Entrevistamos Francisco Saúte, investigador principal do BOHEMIA em Moçambique, que nos deu a sua opinião sobre o projecto.
Francisco Saúte é diretor científico e diretor de programa da Iniciativa de Eliminação da Malária no Centro de Pesquisa em Saúde Manhiça (CISM), parceiro da BOHEMIA. Antes de ingressar no CISM, ele trabalhou como consultor residente da Iniciativa do Presidente dos EUA em Malária em Angola e Ruanda. Anteriormente, Saúte atuou como diretor do Programa Nacional de Controle da Malária de Moçambique e como chefe da Divisão de Doenças Transmissíveis, e ajudou a coordenar o Sistema Nacional de Vigilância de HIV / AIDS no Ministério da Saúde em Moçambique.
Quando era criança, o que é que queria ser quando fosse grande? Já queria ser cientista?
Na verdade, eu queria ser praticamente tudo! Desde engenheiro ou advogado a médico…
Que pessoa ou situação o inspirou para trabalhar na área da malária?
Surgiu naturalmente quando estava no quarto ano da minha formação em epidemiologia, no Centro de Investigação em Saúde de Manhiça, quando comecei a trabalhar no meu doutoramento. Na altura, comecei a ler imensos artigos científicos e conheci e relacionei-me com alguns dos mais reconhecidos malariologistas do mundo, sendo que a maioria deles me foi apresentada pelo meu supervisor de doutoramento, o Professor Pedro Alonso. Por isso, é justo afirmar que o Professor Pedro Alonso não só me introduziu no mundo da investigação sobre a malária, como também me inspirou para prosseguir e ampliar os meus horizontes nesse campo.
Na sua opinião, o que é que falta para avançar no combate à malária, e qual acha que pode ser o papel de BOHEMIA?
Precisamos de ferramentas novas e revolucionárias tanto contra o vetor como contra o parasita. Portanto, se BOHEMIA for bem-sucedido, irá lidar parcialmente com o vetor da equação e, muito provavelmente, contribuir para uma maior eficácia de outras intervenções combinadas de controlo de vetores. Nomeadamente, poderá ajudar a lidar com aqueles vetores que gostam de picar/permanecer no exterior.
Que lições aprendeu de outros projetos em que trabalhou e que podem beneficiar BOHEMIA?
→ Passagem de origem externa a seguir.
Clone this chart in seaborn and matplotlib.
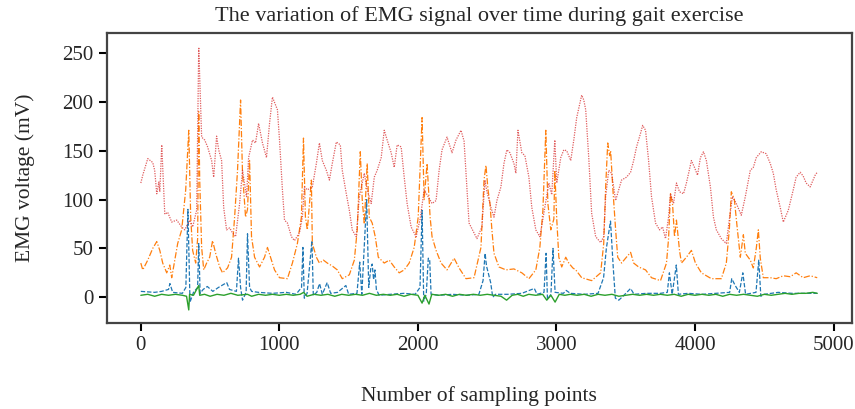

As lições aprendidas com MALTEM, um projeto de 20 milhões de dólares cofinanciado pelo BMGF e pelo LCF, cujo objetivo era avaliar a viabilidade da eliminação da malária numa comunidade rural com uma transmissão da malária baixa ou moderada, através da aplicação de um conjunto de intervenções. Entre elas incluíram-se o controlo de vetores a nível distrital, mediante IRS y LLIN, e quatro campanhas consecutivas de administração massiva de fármacos contra a malária. Os desafios que tivemos de enfrentar para implementar um projeto daquela envergadura têm muitos paralelismos com BOHEMIA. Aliás, MALTEM exigiu começar um novo projeto do zero. E isso significou montar um escritório, constituir uma equipa, reunir informação de base (demográfica, epidemiológica, socioantropológica, etc.), realizar um intenso trabalho de promoção a nível central, provincial, distrital e comunitário; gerir as expectativas de todas as partes envolvidas; já para não falar da própria realização e avaliação das intervenções.
Quando pensa em BOHEMIA, quais são as três palavras que lhe vêm à mente?
Em que sentido? Refere-se a BOHEMIA como palavra, com o seu significado vernáculo, ou está a referir-se a este projeto em concreto? No caso do primeiro, eu diria audácia, loucura e aventura. No caso do segundo, pensaria em determinação, perseverança e inovação.
Acha que enquanto for vivo o seu país vai assistir à erradicação da malária?
Não me parece; a não ser que aconteça algo realmente revolucionário no âmbito do controlo da malária. Por exemplo, se o conceito SERCaP se materializar, em combinação com uma tecnologia genética factível e eficaz e uma vacina eficaz. Caso contrário, vamos continuar a remediar a situação, até ao dia em que as disparidades socioeconómicas comecem a ser menores e se possa lidar com a maioria das doenças relacionadas com a pobreza.